3. The learned counsel for the appellant would point out that when the provisional assessment was finalized and if excess amount had been paid by the assessee, there is no need for the assessee to file an application for refund. Apart from the above, it is submitted that the Assessing Authority should not have appropriated the cash securities given by the assessee for the subsequent period of assessment. In support of the above contention, the learned counsel placed reliance on a decision of Kerala High Court in Vijaya Oil Mills v. State of Kerala - [1980] 45 STC 463. It has been held therein that when there are more debts than one due from a debtor and he makes payment to the creditor it is open to the debtor to direct it to be appropriated towards a particular debt due from him and the creditor is bound to do that. This is a principle incorporated in Section 59 of the Indian Contract Act, 1872.

4. It is not the case of the Revenue before us that there was no sufficient cash securities offered by the assessee for the period October, 1980 to September, 1996 to cover the entire demand under order dated 19-4-2000. The order impugned would also show that the appeal of the assessee was not rejected on this ground. The Commissioner (Appeals) took the view that the provisional assessment for the period October, 1980 to March, 2000 was finalized by the Assistant Commissioner in two parts vide orders dated 19-4-2000 and 14-7-2000. Under Section 11 of the Central Excises Act, 1944, the Assessing Authority is empowered to deduct the amount payable under the order from any money owing to the person from whom such sums may be recoverable or due which may be in his hands or under his disposal or control. Therefore, it is immaterial whether appropriation is made from the securities offered for the relevant period covered by the order dated 19-4-2000 or for the period covered by the order dated 14-7-2000.
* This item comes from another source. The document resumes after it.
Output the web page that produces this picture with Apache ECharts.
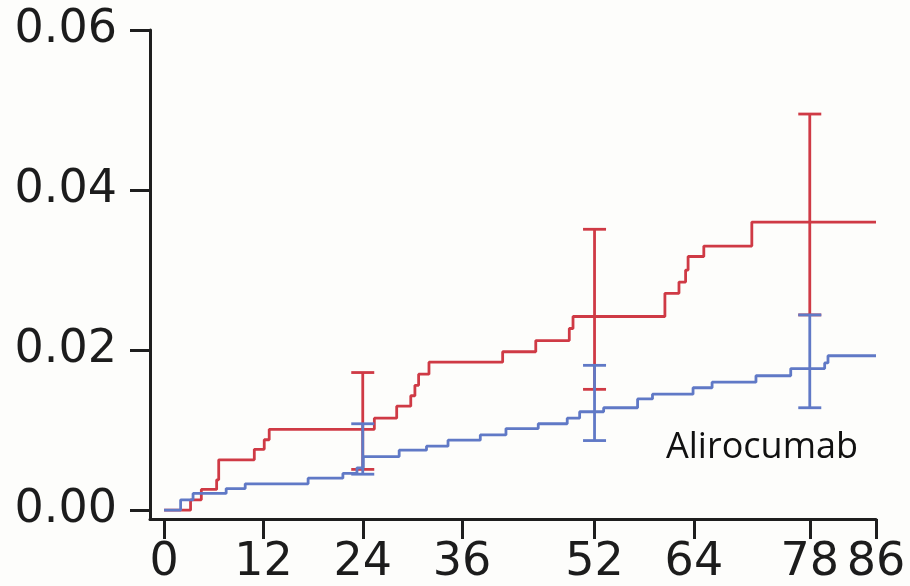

5. The view taken by the Commissioner (Appeals) was adopted by the learned Departmental Representative.

6. We find merit in the contention raised by the appellants. The assessee has furnished sufficient ad-hoc cash deposits/cash securities to cover its duty liability as finally decided under order dated 19-4-2000. Such securities were furnished during the period covered by the order dated 19-4-2000. While such securities were available with the department, there is no justification whatsoever to make appropriation from the securities made available for the subsequent period covered by the order dated 14-7-2000. Even though the order dated 14-7-2000, as such, is not in appeal before us, we are constrained to observe that the direction given therein to file refund claim is totally unwarranted in view of the provisions contained under Rule 9B of the Central Excise Rules, 1944. The above rule relates to the provisional assessment to duty. Sub-rule 5 reads as under :-

"When the duty leviable on the goods is assessed finally in accordance with the provisions of these rules, the duty provisionally assessed shall be adjusted against the duty finally assessed and if the duty, provisionally assessed falls short of, or is in excess of the duty finally assessed, the assessee shall pay the deficiency or be entitled to a refund, as the case may be."

The above rule envisages an order of refund to follow finalisation of the provisional assessment without the assessee making a claim for refund. A direction, an contained in the order dated 14.7-2000 would only help in multiplicity of the proceedings which is not warranted by the statutory provisions. Apart from the fact that the assessee is put to the trouble of making an application for refund, it is an additional burden on the department also to process and follow up separate proceedings for refund.

7. We accept the contention raised by the assessee that the Assessing Authority would not have appropriated the securities given by the assessee for the period October, 96 to March, 2000 to satisfy the duty liability for the period from October, 1980 to September, 1996.

8. In the result, we set aside the order of the Commissioner (Appeals) dated 8-5-2002 to the extent it is impugned in this appeal and allow the appeal.